Given material —
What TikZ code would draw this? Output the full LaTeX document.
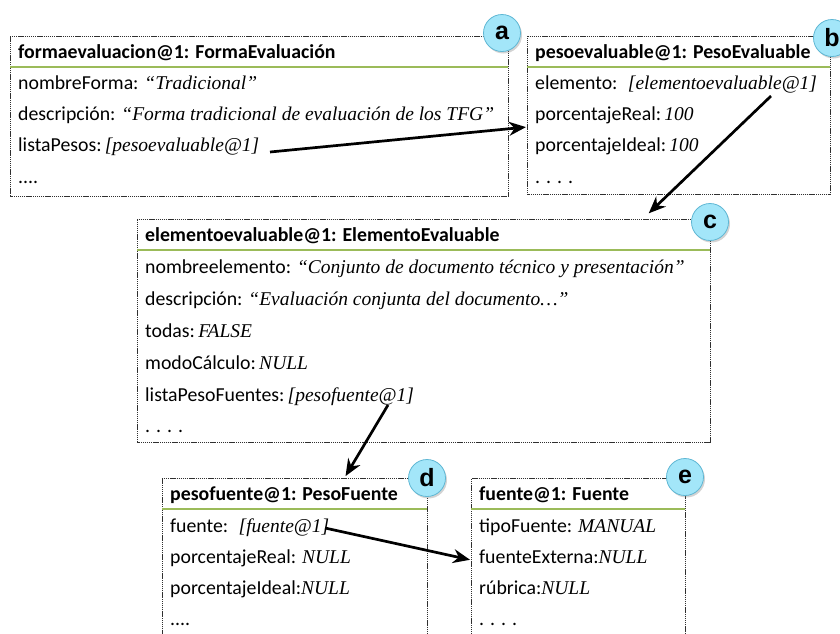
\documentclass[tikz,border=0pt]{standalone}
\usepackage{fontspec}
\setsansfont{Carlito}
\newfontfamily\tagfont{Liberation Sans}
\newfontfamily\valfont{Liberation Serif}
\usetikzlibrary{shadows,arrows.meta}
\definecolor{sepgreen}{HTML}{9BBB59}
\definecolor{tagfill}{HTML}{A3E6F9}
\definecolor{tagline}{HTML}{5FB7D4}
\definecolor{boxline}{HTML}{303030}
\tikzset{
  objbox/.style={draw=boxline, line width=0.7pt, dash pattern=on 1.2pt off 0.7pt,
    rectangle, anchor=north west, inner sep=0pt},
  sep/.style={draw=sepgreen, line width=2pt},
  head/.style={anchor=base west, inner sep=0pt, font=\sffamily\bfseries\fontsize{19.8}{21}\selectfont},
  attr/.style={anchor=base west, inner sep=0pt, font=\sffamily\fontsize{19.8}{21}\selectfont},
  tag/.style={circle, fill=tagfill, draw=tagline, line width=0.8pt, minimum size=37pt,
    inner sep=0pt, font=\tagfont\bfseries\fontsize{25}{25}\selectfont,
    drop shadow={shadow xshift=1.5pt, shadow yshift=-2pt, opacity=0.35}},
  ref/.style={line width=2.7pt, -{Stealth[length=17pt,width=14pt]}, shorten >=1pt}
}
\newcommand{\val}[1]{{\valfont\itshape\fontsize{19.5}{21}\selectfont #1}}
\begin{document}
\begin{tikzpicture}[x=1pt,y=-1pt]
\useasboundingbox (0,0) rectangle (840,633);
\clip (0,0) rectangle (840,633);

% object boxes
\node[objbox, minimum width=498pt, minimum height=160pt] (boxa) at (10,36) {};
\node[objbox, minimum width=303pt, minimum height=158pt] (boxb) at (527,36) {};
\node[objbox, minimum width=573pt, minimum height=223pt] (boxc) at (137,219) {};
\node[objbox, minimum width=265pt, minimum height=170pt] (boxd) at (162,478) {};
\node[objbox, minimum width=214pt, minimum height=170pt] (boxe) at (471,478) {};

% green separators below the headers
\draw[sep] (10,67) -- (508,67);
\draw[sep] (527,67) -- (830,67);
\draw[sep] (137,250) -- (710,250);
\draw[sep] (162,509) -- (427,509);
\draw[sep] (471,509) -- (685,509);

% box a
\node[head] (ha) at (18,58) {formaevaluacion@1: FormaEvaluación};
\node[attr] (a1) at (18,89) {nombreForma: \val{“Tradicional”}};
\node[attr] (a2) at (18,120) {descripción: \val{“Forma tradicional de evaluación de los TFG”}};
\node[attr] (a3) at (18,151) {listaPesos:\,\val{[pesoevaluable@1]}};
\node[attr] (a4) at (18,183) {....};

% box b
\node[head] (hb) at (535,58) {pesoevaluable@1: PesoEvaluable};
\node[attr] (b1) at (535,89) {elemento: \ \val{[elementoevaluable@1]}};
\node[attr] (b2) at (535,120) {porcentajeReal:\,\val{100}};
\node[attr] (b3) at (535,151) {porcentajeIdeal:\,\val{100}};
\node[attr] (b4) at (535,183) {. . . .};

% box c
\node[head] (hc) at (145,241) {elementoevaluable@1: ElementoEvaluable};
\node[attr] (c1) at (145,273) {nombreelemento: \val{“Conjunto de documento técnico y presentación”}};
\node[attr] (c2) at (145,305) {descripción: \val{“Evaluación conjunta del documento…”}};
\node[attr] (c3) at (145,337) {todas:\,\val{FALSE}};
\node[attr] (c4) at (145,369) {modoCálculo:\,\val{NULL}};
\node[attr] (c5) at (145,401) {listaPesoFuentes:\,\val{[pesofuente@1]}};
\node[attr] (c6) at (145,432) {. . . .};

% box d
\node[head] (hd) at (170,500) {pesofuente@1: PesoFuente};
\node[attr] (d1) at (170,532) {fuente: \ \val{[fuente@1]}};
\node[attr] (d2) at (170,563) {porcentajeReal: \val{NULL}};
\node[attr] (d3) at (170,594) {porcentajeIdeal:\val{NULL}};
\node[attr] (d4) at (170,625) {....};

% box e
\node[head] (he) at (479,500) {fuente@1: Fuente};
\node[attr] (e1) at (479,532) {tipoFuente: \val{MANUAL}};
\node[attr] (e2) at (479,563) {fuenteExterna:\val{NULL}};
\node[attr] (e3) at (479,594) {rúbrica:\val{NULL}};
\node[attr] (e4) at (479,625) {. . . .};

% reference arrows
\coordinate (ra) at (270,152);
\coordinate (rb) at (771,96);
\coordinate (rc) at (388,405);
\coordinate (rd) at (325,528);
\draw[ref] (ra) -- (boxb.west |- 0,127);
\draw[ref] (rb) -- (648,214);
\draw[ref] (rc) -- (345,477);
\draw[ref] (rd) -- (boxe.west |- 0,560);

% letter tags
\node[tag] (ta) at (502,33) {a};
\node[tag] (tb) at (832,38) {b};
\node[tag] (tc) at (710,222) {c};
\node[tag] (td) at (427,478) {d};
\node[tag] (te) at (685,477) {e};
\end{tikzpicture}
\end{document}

To be done —
Omit each picture, then return all of the listing exactly as it stands.

Solution to the exercise —
What TikZ code would draw this? Output the full LaTeX document.
\documentclass[tikz,border=0pt]{standalone}
\usepackage{fontspec}
\setsansfont{Carlito}
\newfontfamily\tagfont{Liberation Sans}
\newfontfamily\valfont{Liberation Serif}
\usetikzlibrary{shadows,arrows.meta}
\definecolor{sepgreen}{HTML}{9BBB59}
\definecolor{tagfill}{HTML}{A3E6F9}
\definecolor{tagline}{HTML}{5FB7D4}
\definecolor{boxline}{HTML}{303030}
\tikzset{
  objbox/.style={draw=boxline, line width=0.7pt, dash pattern=on 1.2pt off 0.7pt,
    rectangle, anchor=north west, inner sep=0pt},
  sep/.style={draw=sepgreen, line width=2pt},
  head/.style={anchor=base west, inner sep=0pt, font=\sffamily\bfseries\fontsize{19.8}{21}\selectfont},
  attr/.style={anchor=base west, inner sep=0pt, font=\sffamily\fontsize{19.8}{21}\selectfont},
  tag/.style={circle, fill=tagfill, draw=tagline, line width=0.8pt, minimum size=37pt,
    inner sep=0pt, font=\tagfont\bfseries\fontsize{25}{25}\selectfont,
    drop shadow={shadow xshift=1.5pt, shadow yshift=-2pt, opacity=0.35}},
  ref/.style={line width=2.7pt, -{Stealth[length=17pt,width=14pt]}, shorten >=1pt}
}
\newcommand{\val}[1]{{\valfont\itshape\fontsize{19.5}{21}\selectfont #1}}
\begin{document}
\begin{tikzpicture}[x=1pt,y=-1pt]
\useasboundingbox (0,0) rectangle (840,633);
\clip (0,0) rectangle (840,633);

% object boxes
\node[objbox, minimum width=498pt, minimum height=160pt] (boxa) at (10,36) {};
\node[objbox, minimum width=303pt, minimum height=158pt] (boxb) at (527,36) {};
\node[objbox, minimum width=573pt, minimum height=223pt] (boxc) at (137,219) {};
\node[objbox, minimum width=265pt, minimum height=170pt] (boxd) at (162,478) {};
\node[objbox, minimum width=214pt, minimum height=170pt] (boxe) at (471,478) {};

% green separators below the headers
\draw[sep] (10,67) -- (508,67);
\draw[sep] (527,67) -- (830,67);
\draw[sep] (137,250) -- (710,250);
\draw[sep] (162,509) -- (427,509);
\draw[sep] (471,509) -- (685,509);

% box a
\node[head] (ha) at (18,58) {formaevaluacion@1: FormaEvaluación};
\node[attr] (a1) at (18,89) {nombreForma: \val{“Tradicional”}};
\node[attr] (a2) at (18,120) {descripción: \val{“Forma tradicional de evaluación de los TFG”}};
\node[attr] (a3) at (18,151) {listaPesos:\,\val{[pesoevaluable@1]}};
\node[attr] (a4) at (18,183) {....};

% box b
\node[head] (hb) at (535,58) {pesoevaluable@1: PesoEvaluable};
\node[attr] (b1) at (535,89) {elemento: \ \val{[elementoevaluable@1]}};
\node[attr] (b2) at (535,120) {porcentajeReal:\,\val{100}};
\node[attr] (b3) at (535,151) {porcentajeIdeal:\,\val{100}};
\node[attr] (b4) at (535,183) {. . . .};

% box c
\node[head] (hc) at (145,241) {elementoevaluable@1: ElementoEvaluable};
\node[attr] (c1) at (145,273) {nombreelemento: \val{“Conjunto de documento técnico y presentación”}};
\node[attr] (c2) at (145,305) {descripción: \val{“Evaluación conjunta del documento…”}};
\node[attr] (c3) at (145,337) {todas:\,\val{FALSE}};
\node[attr] (c4) at (145,369) {modoCálculo:\,\val{NULL}};
\node[attr] (c5) at (145,401) {listaPesoFuentes:\,\val{[pesofuente@1]}};
\node[attr] (c6) at (145,432) {. . . .};

% box d
\node[head] (hd) at (170,500) {pesofuente@1: PesoFuente};
\node[attr] (d1) at (170,532) {fuente: \ \val{[fuente@1]}};
\node[attr] (d2) at (170,563) {porcentajeReal: \val{NULL}};
\node[attr] (d3) at (170,594) {porcentajeIdeal:\val{NULL}};
\node[attr] (d4) at (170,625) {....};

% box e
\node[head] (he) at (479,500) {fuente@1: Fuente};
\node[attr] (e1) at (479,532) {tipoFuente: \val{MANUAL}};
\node[attr] (e2) at (479,563) {fuenteExterna:\val{NULL}};
\node[attr] (e3) at (479,594) {rúbrica:\val{NULL}};
\node[attr] (e4) at (479,625) {. . . .};

% reference arrows
\coordinate (ra) at (270,152);
\coordinate (rb) at (771,96);
\coordinate (rc) at (388,405);
\coordinate (rd) at (325,528);
\draw[ref] (ra) -- (boxb.west |- 0,127);
\draw[ref] (rb) -- (648,214);
\draw[ref] (rc) -- (345,477);
\draw[ref] (rd) -- (boxe.west |- 0,560);

% letter tags
\node[tag] (ta) at (502,33) {a};
\node[tag] (tb) at (832,38) {b};
\node[tag] (tc) at (710,222) {c};
\node[tag] (td) at (427,478) {d};
\node[tag] (te) at (685,477) {e};
\end{tikzpicture}
\end{document}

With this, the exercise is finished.